Material provided
»»

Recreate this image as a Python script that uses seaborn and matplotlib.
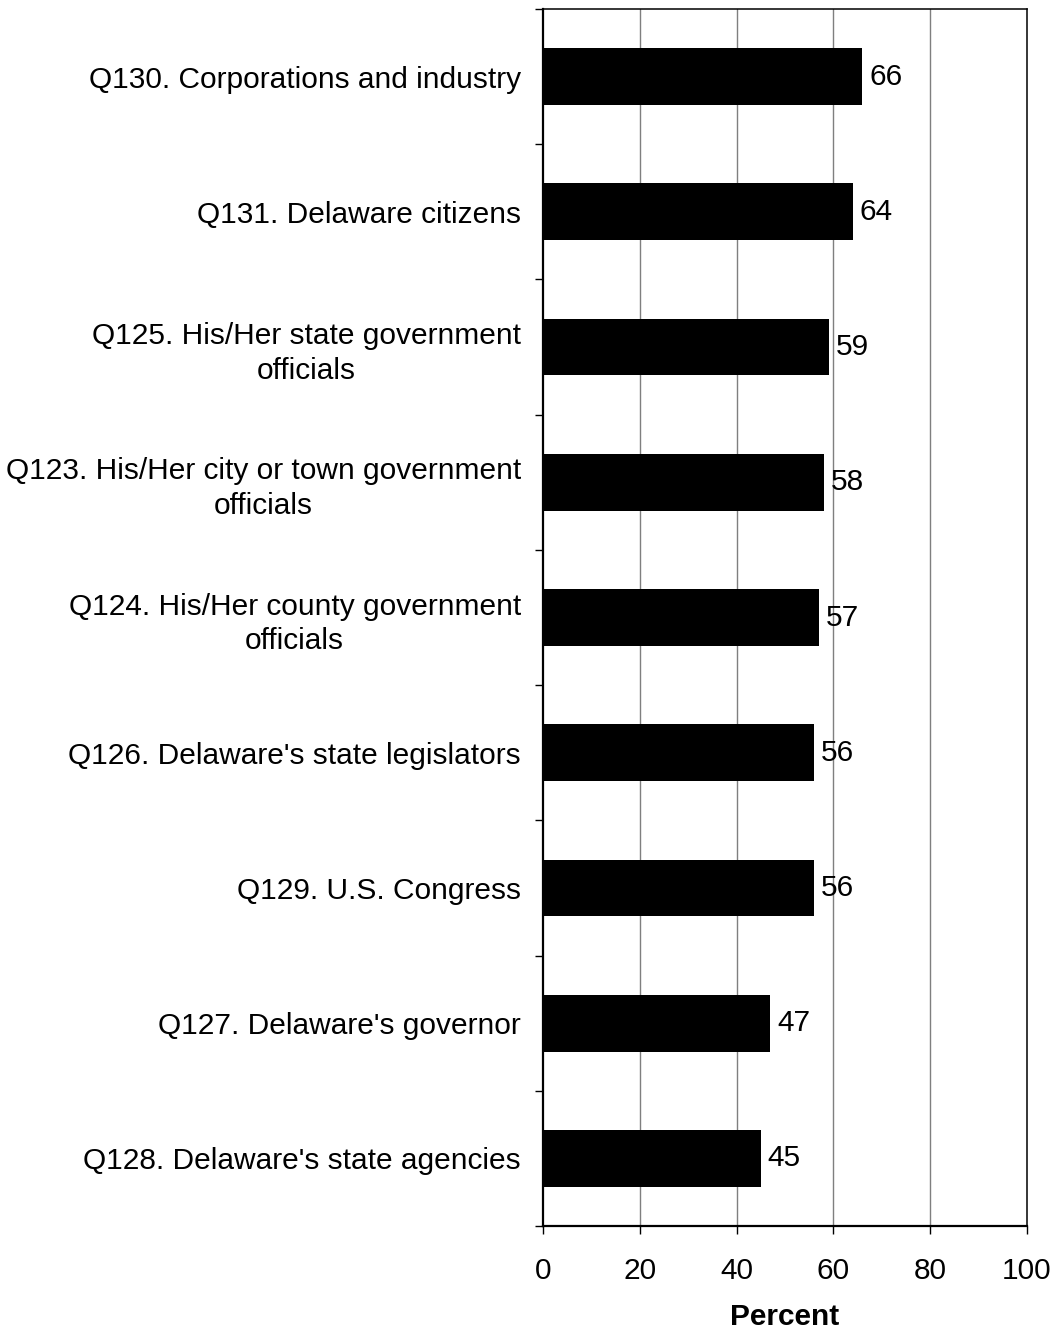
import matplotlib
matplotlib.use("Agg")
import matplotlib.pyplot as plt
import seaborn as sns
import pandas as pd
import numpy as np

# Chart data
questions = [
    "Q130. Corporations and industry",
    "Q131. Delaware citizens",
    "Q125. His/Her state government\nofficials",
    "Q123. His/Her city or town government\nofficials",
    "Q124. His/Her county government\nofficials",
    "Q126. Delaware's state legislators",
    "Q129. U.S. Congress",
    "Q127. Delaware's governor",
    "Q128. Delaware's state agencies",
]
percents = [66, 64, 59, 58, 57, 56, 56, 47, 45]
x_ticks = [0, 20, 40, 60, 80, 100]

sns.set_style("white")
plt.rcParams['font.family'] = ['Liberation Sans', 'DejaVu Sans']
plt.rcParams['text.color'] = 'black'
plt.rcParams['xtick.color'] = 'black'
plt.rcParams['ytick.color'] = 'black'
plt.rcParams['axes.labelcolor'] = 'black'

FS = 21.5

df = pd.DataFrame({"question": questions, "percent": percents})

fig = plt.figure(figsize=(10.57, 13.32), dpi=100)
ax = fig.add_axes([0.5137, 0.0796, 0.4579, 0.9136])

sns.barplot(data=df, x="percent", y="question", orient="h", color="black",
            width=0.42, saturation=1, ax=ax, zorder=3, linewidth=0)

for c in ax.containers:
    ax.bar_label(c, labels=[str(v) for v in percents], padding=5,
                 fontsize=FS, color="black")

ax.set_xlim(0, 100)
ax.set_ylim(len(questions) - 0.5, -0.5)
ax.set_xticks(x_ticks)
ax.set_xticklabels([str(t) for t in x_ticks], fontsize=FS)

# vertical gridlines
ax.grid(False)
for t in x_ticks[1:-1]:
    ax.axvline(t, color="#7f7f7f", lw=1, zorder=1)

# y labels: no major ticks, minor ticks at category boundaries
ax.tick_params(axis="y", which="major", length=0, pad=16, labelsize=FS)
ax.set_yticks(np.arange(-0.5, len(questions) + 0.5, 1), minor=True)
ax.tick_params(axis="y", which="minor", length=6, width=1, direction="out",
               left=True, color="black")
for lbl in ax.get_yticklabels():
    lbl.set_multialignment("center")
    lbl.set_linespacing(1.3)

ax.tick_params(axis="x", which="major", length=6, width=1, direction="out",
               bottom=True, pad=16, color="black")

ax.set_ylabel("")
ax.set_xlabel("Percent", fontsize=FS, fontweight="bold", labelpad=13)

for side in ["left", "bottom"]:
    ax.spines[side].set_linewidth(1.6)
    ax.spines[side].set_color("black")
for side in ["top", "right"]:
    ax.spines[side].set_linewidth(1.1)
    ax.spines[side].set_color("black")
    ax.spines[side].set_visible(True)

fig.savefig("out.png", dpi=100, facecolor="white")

««

Short problem
Your task is to return the lines above, from the first one up to and including the line containing "import numpy as np", minus any pictures.

Complete response
Recreate this image as a Python script that uses seaborn and matplotlib.
import matplotlib
matplotlib.use("Agg")
import matplotlib.pyplot as plt
import seaborn as sns
import pandas as pd
import numpy as np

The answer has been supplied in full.